┌────────

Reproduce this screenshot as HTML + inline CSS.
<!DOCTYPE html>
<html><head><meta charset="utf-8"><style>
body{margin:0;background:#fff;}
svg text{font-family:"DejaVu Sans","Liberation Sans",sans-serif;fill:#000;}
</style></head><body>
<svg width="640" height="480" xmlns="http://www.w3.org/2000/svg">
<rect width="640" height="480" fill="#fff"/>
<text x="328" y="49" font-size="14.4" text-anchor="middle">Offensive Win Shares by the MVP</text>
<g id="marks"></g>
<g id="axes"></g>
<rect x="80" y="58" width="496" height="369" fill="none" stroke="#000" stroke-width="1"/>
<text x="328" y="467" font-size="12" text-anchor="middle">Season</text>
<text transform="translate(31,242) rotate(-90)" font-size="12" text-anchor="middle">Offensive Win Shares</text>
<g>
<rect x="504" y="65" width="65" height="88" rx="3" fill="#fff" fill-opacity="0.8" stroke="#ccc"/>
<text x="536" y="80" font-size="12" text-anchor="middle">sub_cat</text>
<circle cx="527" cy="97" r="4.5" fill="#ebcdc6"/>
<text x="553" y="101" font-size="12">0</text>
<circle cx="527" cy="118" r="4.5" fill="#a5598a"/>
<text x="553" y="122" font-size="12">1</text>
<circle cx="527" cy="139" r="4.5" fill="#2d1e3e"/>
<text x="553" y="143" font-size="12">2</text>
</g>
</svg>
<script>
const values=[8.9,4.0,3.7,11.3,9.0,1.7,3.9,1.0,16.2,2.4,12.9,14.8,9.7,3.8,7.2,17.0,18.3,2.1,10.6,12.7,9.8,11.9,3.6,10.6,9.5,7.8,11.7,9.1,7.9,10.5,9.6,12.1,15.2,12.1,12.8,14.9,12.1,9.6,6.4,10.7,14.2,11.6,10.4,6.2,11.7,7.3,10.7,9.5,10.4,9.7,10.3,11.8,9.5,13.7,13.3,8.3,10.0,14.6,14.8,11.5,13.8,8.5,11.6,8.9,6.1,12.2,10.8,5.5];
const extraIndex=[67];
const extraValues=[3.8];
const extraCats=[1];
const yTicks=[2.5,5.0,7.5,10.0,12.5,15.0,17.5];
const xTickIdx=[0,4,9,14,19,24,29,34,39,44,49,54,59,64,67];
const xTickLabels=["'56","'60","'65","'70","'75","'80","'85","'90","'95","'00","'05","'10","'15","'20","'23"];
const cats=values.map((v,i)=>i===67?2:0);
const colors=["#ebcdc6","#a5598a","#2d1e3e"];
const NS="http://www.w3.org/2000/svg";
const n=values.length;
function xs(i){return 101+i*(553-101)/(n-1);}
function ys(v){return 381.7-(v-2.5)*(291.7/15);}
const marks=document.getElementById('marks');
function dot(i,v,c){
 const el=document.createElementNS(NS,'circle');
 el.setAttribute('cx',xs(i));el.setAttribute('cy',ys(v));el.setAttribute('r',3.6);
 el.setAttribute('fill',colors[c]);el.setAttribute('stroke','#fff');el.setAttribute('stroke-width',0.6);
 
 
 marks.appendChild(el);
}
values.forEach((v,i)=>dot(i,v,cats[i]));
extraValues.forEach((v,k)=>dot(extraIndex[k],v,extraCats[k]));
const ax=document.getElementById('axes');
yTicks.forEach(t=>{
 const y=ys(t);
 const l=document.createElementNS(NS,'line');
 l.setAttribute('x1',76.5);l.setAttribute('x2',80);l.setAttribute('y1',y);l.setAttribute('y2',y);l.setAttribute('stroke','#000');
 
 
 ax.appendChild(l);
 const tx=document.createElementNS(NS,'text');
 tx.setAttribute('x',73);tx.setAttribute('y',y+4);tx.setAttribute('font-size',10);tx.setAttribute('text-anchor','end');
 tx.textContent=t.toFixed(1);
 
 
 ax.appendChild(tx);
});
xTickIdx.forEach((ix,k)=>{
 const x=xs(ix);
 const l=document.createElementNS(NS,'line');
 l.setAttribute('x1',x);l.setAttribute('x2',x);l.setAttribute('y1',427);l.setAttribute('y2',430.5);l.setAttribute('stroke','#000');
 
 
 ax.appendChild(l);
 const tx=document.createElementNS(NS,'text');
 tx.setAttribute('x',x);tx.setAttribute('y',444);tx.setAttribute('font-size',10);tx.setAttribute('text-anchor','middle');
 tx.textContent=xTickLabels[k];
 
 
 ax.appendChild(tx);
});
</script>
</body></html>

└────────
┌────────

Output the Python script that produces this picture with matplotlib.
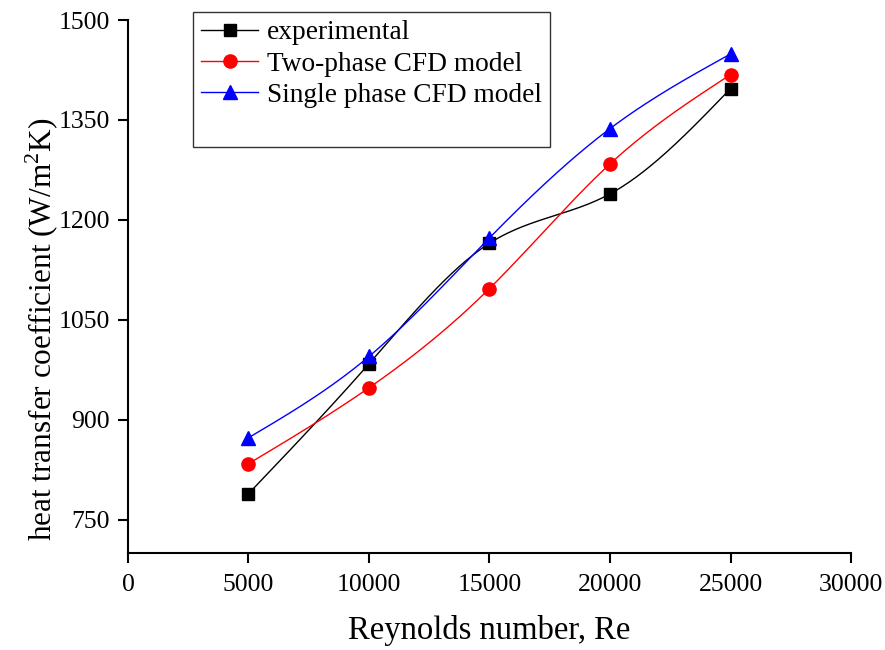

└────────

In the records above, find each line with the word "this" and copy it.

Reproduce this screenshot as HTML + inline CSS.
Output the Python script that produces this picture with matplotlib.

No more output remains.